-------- RAW DATA --------

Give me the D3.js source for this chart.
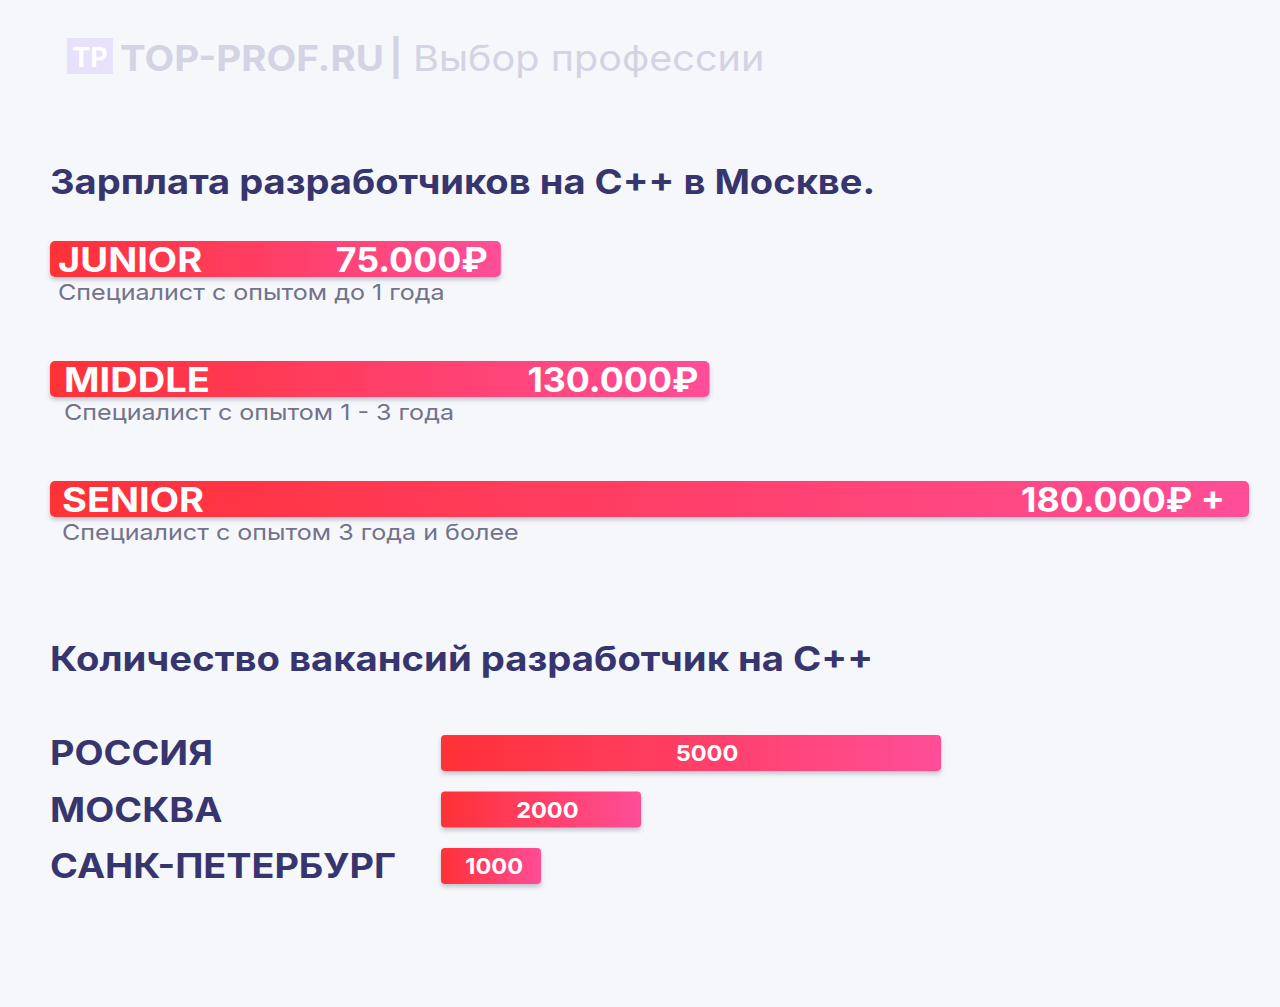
<!DOCTYPE html>
<html>
<head>
<meta charset="utf-8">
<script src="https://cdn.jsdelivr.net/npm/d3@7"></script>
<style>
  body { margin: 0; background: #f5f7fb; }
  svg { display: block; font-family: Inter, "Noto Sans", sans-serif; }
</style>
</head>
<body>
<svg id="chart"></svg>
<script>
// salary levels
var levels = ['JUNIOR', 'MIDDLE', 'SENIOR'];
var salaries = ['75.000₽', '130.000₽', '180.000₽ +'];
var salaryShare = [37.6, 55, 100]; // bar length in % of the longest
var notes = ['Специалист с опытом до 1 года', 'Специалист с опытом 1 - 3 года', 'Специалист с опытом 3 года и более'];

// vacancies
var regions = ['РОССИЯ', 'МОСКВА', 'САНК-ПЕТЕРБУРГ'];
var vacancies = [5000, 2000, 1000];

var W = 1280, H = 1007;
var navy = '#37356e';

// the original font is wider than Inter, so stretch text a bit
function widen(sel, k) {
    sel.each(function () {
        var len = this.getComputedTextLength();
        d3.select(this).attr('textLength', len * k).attr('lengthAdjust', 'spacingAndGlyphs');
    });
}

var svg = d3.select('#chart').attr('width', W).attr('height', H);

var defs = svg.append('defs');
var grad = defs.append('linearGradient').attr('id', 'barGrad')
    .attr('x1', '0%').attr('x2', '100%').attr('y1', '0%').attr('y2', '0%');
grad.append('stop').attr('offset', '0%').attr('stop-color', '#ff3036');
grad.append('stop').attr('offset', '100%').attr('stop-color', '#ff4e98');

var shadow = defs.append('filter').attr('id', 'shadow')
    .attr('x', '-5%').attr('y', '-30%').attr('width', '110%').attr('height', '170%');
shadow.append('feDropShadow').attr('dx', 0).attr('dy', 3).attr('stdDeviation', 2)
    .attr('flood-color', '#50506a').attr('flood-opacity', 0.3);

// logo
svg.append('rect').attr('x', 67).attr('y', 38).attr('width', 46).attr('height', 36)
    .attr('fill', '#e8e1fb');
svg.append('text').attr('x', 90).attr('y', 67).attr('text-anchor', 'middle')
    .attr('fill', '#ffffff').attr('font-weight', 700).attr('font-size', 27).text('TP');
svg.append('text').attr('x', 120).attr('y', 71).attr('font-size', 36).attr('font-weight', 700)
    .attr('fill', '#d3d3e3').text('TOP-PROF.RU').call(widen, 1.07);
svg.append('text').attr('x', 396).attr('y', 71).attr('font-size', 36).attr('font-weight', 700)
    .attr('text-anchor', 'middle').attr('fill', '#d3d3e3').text('|');
svg.append('text').attr('x', 413).attr('y', 71).attr('font-size', 36).attr('font-weight', 400)
    .attr('fill', '#d3d3e3').text('Выбор профессии').call(widen, 1.1);

// salary chart
svg.append('text').attr('x', 50).attr('y', 194).attr('font-size', 34).attr('font-weight', 700)
    .attr('fill', navy).text('Зарплата разработчиков на С++ в Москве.').call(widen, 1.12);

var x1 = d3.scaleLinear().domain([0, 100]).range([50, 1249]);
var y1 = d3.scalePoint().domain(levels).range([241, 481]);
var barH = 36;

var sal = svg.append('g').selectAll('g').data(levels).enter().append('g');

sal.append('rect')
    .attr('x', x1(0))
    .attr('y', function (d) { return y1(d); })
    .attr('width', function (d, i) { return x1(salaryShare[i]) - x1(0); })
    .attr('height', barH)
    .attr('rx', 5)
    .attr('fill', 'url(#barGrad)')
    .attr('filter', 'url(#shadow)');

var pad = [8, 14, 12];
sal.append('text')
    .attr('x', function (d, i) { return x1(0) + pad[i]; })
    .attr('y', function (d) { return y1(d) + 31; })
    .attr('font-size', 34).attr('font-weight', 700).attr('fill', '#fff')
    .text(function (d) { return d; })
    .call(widen, 1.12);

sal.append('text')
    .attr('x', function (d, i) { return x1(salaryShare[i]) - [13, 11, 24][i]; })
    .attr('y', function (d) { return y1(d) + 31; })
    .attr('text-anchor', 'end')
    .attr('font-size', 34).attr('font-weight', 700).attr('fill', '#fff')
    .text(function (d, i) { return salaries[i]; })
    .call(widen, 1.05);

sal.append('text')
    .attr('x', function (d, i) { return x1(0) + pad[i]; })
    .attr('y', function (d) { return y1(d) + 59; })
    .attr('font-size', 22).attr('fill', '#72728a')
    .text(function (d, i) { return notes[i]; })
    .call(widen, 1.14);

// vacancies chart
svg.append('text').attr('x', 50).attr('y', 671).attr('font-size', 34).attr('font-weight', 700)
    .attr('fill', navy).text('Количество вакансий разработчик на С++').call(widen, 1.125);

var x2 = d3.scaleLinear().domain([0, 5000]).range([441, 941]);
var y2 = d3.scaleBand().domain(regions).range([735, 884]).paddingInner(0.36).paddingOuter(0);

var vac = svg.append('g').selectAll('g').data(regions).enter().append('g');

vac.append('text')
    .attr('x', 50)
    .attr('y', function (d) { return y2(d) + y2.bandwidth() / 2 + 12; })
    .attr('font-size', 34).attr('font-weight', 700).attr('fill', navy)
    .text(function (d) { return d; })
    .call(widen, 1.11);

vac.append('rect')
    .attr('x', x2(0))
    .attr('y', function (d) { return y2(d); })
    .attr('width', function (d, i) { return x2(vacancies[i]) - x2(0); })
    .attr('height', y2.bandwidth())
    .attr('rx', 4)
    .attr('fill', 'url(#barGrad)')
    .attr('filter', 'url(#shadow)');

vac.append('text')
    .attr('x', function (d, i) { return x2(0) + (x2(vacancies[i]) - x2(0)) * 0.532; })
    .attr('y', function (d) { return y2(d) + y2.bandwidth() / 2 + 8; })
    .attr('text-anchor', 'middle')
    .attr('font-size', 22).attr('font-weight', 700).attr('fill', '#fff')
    .text(function (d, i) { return vacancies[i]; })
    .call(widen, 1.07);
</script>
</body>
</html>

--------

EXERCISE » Please extract exactly the lines of the data, from the first through the line containing "d3.select('#chart').attr('width', W).attr('height', H);", and add no pictures to the copy.

SOLUTION FOR THIS TASK »
Give me the D3.js source for this chart.
<!DOCTYPE html>
<html>
<head>
<meta charset="utf-8">
<script src="https://cdn.jsdelivr.net/npm/d3@7"></script>
<style>
  body { margin: 0; background: #f5f7fb; }
  svg { display: block; font-family: Inter, "Noto Sans", sans-serif; }
</style>
</head>
<body>
<svg id="chart"></svg>
<script>
// salary levels
var levels = ['JUNIOR', 'MIDDLE', 'SENIOR'];
var salaries = ['75.000₽', '130.000₽', '180.000₽ +'];
var salaryShare = [37.6, 55, 100]; // bar length in % of the longest
var notes = ['Специалист с опытом до 1 года', 'Специалист с опытом 1 - 3 года', 'Специалист с опытом 3 года и более'];

// vacancies
var regions = ['РОССИЯ', 'МОСКВА', 'САНК-ПЕТЕРБУРГ'];
var vacancies = [5000, 2000, 1000];

var W = 1280, H = 1007;
var navy = '#37356e';

// the original font is wider than Inter, so stretch text a bit
function widen(sel, k) {
    sel.each(function () {
        var len = this.getComputedTextLength();
        d3.select(this).attr('textLength', len * k).attr('lengthAdjust', 'spacingAndGlyphs');
    });
}

var svg = d3.select('#chart').attr('width', W).attr('height', H);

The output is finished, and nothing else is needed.